Au moment où les joueurs auraient proféré les insultes, y avait-il vraiment l’intention d’atteindre les origines du joueur d’en face ?Comme ils sont dans de forts états de tension, je ne sais pas quelle est leur intention. Mais ce qu’il faut prendre en compte, c’est la réflexion. Pendant longtemps, Lilian Thuram disait que le terme « nègre », par exemple, était utilisé de façon banale. La victime l’acceptait sans rien dire. Elle se disait que l’intention était juste de faire un peu rigoler. Et puis, à un moment, cette même victime se rend compte de pas mal de choses et n’accepte plus cela. Ce que je veux dire, c’est que l’intention ou la non-intention n’est pas importante, à partir du moment où ça blesse. C’est là que se joue la force de l’insulte, qui n’est pas que du côté de celui qui la profère, mais aussi de celui qui la reçoit.

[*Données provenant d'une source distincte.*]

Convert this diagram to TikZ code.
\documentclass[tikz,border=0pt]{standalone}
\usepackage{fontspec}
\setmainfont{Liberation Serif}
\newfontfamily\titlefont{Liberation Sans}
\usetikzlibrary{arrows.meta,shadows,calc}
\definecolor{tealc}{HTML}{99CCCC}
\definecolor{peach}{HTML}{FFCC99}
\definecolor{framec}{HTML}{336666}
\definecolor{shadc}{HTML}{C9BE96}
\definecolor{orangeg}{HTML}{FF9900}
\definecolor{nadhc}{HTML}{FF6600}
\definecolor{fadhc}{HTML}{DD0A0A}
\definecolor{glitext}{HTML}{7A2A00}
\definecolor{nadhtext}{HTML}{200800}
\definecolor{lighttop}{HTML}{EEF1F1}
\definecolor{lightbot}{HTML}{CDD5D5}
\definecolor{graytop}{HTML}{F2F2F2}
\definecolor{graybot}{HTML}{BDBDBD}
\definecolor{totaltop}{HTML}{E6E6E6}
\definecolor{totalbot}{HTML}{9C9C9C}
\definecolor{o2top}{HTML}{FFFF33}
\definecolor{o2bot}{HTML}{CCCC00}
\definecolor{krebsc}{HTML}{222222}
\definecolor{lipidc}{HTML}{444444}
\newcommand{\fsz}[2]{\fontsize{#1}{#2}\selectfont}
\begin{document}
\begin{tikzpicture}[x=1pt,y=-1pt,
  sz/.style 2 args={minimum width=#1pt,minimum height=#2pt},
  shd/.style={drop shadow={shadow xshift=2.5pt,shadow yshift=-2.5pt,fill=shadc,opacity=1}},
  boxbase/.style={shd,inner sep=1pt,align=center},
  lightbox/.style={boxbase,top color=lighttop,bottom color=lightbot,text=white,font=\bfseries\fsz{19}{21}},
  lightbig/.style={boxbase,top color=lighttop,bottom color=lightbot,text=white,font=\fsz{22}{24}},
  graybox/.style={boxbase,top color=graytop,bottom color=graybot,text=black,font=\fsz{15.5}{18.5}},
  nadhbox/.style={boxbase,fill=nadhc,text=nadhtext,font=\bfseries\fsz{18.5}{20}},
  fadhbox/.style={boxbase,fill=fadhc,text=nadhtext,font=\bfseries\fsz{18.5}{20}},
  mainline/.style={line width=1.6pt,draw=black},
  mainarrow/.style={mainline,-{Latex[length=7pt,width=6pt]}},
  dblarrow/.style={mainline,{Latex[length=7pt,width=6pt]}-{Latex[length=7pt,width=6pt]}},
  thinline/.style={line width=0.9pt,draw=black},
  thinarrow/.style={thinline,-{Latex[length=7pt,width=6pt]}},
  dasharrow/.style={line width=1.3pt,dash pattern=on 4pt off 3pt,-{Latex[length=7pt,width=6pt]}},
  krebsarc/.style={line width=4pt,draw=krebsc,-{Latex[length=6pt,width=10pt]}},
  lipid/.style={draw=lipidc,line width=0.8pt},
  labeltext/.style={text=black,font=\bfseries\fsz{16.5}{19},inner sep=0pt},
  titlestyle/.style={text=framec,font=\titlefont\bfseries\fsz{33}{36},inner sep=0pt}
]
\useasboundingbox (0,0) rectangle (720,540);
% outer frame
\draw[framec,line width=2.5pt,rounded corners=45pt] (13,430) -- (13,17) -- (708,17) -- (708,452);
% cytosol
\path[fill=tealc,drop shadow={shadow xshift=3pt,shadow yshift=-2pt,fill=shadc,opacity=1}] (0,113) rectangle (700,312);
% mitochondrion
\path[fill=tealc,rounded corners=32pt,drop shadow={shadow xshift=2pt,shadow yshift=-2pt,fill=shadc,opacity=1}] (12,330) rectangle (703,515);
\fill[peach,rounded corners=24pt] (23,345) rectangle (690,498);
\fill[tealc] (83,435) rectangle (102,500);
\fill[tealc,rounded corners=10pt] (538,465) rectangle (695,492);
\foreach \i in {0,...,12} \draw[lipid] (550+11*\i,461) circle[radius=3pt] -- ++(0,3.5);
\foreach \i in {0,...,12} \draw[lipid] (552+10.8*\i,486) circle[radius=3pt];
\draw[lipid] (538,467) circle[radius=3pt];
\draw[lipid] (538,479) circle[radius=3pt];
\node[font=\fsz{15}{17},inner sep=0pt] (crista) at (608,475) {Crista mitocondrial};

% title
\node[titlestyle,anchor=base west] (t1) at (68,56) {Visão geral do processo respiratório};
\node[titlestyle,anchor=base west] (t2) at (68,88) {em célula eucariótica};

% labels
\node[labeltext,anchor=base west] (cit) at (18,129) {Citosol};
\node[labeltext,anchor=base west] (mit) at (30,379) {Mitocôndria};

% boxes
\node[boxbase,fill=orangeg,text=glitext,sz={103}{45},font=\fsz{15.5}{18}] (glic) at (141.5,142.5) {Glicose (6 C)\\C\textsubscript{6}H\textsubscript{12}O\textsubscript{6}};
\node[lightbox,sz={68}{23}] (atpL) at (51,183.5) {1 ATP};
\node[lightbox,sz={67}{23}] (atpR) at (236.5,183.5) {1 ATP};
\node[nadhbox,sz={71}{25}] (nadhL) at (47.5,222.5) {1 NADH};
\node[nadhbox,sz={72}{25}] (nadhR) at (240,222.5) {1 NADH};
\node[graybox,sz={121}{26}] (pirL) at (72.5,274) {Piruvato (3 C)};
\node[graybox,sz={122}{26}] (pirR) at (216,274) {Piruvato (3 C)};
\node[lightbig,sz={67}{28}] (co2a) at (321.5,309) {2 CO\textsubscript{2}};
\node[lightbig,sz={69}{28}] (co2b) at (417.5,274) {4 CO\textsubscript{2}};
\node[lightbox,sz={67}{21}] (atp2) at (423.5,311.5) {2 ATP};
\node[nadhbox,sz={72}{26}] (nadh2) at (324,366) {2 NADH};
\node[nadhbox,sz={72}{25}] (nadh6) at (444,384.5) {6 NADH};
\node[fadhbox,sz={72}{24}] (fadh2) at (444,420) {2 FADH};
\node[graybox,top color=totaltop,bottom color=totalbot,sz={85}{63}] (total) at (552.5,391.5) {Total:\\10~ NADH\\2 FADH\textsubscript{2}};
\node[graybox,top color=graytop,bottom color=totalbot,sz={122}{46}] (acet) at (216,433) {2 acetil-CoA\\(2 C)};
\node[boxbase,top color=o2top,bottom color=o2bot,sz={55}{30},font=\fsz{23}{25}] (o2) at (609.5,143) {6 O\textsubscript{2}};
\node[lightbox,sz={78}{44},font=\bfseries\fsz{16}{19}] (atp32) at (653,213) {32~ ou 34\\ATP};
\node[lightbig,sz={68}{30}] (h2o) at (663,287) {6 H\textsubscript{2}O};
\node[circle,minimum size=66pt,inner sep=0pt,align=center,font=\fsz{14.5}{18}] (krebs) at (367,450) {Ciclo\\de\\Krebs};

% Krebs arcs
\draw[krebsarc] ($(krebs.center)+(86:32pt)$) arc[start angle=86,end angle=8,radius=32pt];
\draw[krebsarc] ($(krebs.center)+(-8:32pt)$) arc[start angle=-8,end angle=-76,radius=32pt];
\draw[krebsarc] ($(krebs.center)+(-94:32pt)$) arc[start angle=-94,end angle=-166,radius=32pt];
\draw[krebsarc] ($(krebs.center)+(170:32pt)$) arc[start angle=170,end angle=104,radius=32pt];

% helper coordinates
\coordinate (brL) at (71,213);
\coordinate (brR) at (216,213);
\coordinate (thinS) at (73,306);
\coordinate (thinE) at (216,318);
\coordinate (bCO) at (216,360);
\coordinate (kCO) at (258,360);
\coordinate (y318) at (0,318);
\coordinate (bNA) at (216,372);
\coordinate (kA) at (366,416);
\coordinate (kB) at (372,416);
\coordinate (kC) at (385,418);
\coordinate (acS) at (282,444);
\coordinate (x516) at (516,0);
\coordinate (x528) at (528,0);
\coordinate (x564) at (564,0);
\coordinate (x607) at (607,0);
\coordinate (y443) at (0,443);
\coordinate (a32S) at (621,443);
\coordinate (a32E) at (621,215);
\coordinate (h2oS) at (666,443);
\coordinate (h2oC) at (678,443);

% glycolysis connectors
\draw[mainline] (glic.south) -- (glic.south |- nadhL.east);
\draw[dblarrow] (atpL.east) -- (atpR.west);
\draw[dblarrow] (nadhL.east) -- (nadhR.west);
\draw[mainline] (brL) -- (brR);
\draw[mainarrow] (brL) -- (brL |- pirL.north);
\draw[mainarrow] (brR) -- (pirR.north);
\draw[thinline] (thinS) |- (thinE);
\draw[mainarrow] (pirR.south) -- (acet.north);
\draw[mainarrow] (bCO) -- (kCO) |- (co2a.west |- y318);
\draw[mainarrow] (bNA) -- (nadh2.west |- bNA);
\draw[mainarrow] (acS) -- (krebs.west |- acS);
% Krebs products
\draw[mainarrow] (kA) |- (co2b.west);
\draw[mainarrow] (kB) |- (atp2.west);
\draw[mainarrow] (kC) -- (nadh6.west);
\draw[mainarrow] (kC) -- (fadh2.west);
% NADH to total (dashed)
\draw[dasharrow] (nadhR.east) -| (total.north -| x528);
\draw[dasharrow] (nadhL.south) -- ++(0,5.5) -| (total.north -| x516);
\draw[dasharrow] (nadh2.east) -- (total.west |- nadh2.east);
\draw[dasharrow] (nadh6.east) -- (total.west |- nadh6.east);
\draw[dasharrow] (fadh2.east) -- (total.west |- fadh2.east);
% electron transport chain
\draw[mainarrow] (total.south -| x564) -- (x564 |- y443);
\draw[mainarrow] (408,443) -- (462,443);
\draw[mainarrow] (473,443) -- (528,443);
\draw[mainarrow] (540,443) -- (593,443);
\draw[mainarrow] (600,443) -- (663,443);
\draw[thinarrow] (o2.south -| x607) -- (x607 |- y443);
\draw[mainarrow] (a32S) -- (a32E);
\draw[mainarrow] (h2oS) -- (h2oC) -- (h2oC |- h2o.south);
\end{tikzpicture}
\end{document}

Pourquoi ne sort-on pas de ce type d’insultes ?Quand on fait des études de terrain, on se rend compte en effet qu’il n’y a aucune originalité dans les insultes. Il faudrait faire un travail comme je peux faire avec les enfants, en réfléchissant à des insultes qui ne soient pas racistes ou blessantes. Ce sont des ateliers où on sort des injures comme par exemple « cacahuète anarchiste ». Alors oui, c’est amusant, mais ce n’est pas ça qui sort évidemment quand on est en état de tension. Dans un tel état, on reprend un vocabulaire blessant. Ces insultes sont utilisées pour justement blesser l’autre dans son identité, aussi bien sexuelle, ethnique, voire religieuse.
Quels conseils pourriez-vous donner à Álvaro et Neymar pour progresser en insultes ?Aux footballeurs en général ! Ça pourrait être intéressant de leur apprendre des insultes qui ne soient pas racistes ou autres. Il faudrait faire comme avec les enfants. Au lieu de « putain », on va leur apprendre à dire « purée ». Cela leur permet de sortir une petite colère, mais de ne pas utiliser un gros mot. De manière générale, ce sont des personnages publics et des modèles pour pas mal de jeunes. Comme tout personnage public, ils doivent prendre en compte que ce qu’ils disent a un impact. Impact qui est démultiplié aujourd’hui avec les réseaux sociaux. La haine suscite la haine. Quand on relaie des injures, on a juste à regarder les commentaires pour voir que les gens s’insultent à partir des insultes. Les joueurs doivent s’en rendre compte.